Einsam sein

Sonntagskirche | 24.07.2022 | 00:00 Uhr

Guten Morgen,

„Der Sonntag ist für mich der schlimmste Tag in der Woche“, klagt

Susanne, eine gute Freundin von mir. „Die meisten sind dann mit ihrer Familie

oder ihren Partnern zusammen. Man lädt mich dann auch nicht ein, weil sie

lieber miteinander etwas unternehmen möchten.
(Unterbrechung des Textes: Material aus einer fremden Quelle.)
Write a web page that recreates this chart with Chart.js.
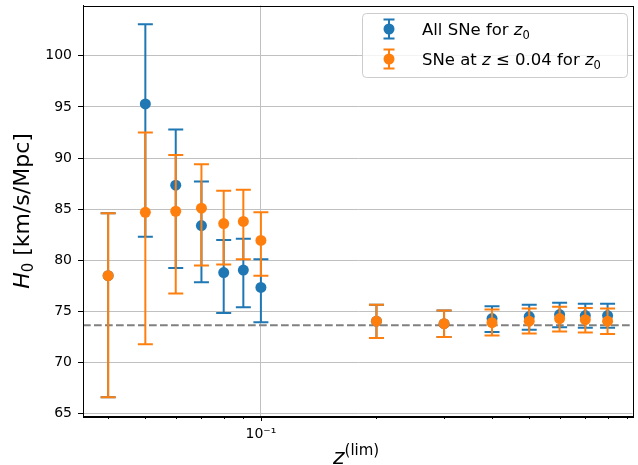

Oder sie laden andere Paare oder

Familien ein“. Und traurig fügt sie hinzu: „Ich fühle mich dann besonders

einsam und habe auch keine Lust, alleine durch die Gegend zu laufen.“ Wie

Susanne geht es sehr vielen und nicht nur hier bei uns im Land.

So verfolgt der Japaner Yuichi Ishii eine ungewöhnliche Geschäftsidee: Seine

Agentur „Family Romance“ bietet Schauspieler als „Lückenfüller“ für soziale

Situationen an. Wer keine Freunde, Familienangehörige oder keinen Partner hat,

kann sich über die Agentur „menschlichen Ersatz“ mieten: So lächeln zum

Beispiel Statisten auf einer Hochzeit oder trauern scheinbare

Familienmitglieder auf Beerdigungen. Und ein Anbieter von Single-Hochzeiten

macht sogar den Traum in Weiß wahr. Ebenso können „beste Freundinnen“ gemietet

werden, die mit einem das eigene Hobby teilen und zum Geburtstag gratulieren.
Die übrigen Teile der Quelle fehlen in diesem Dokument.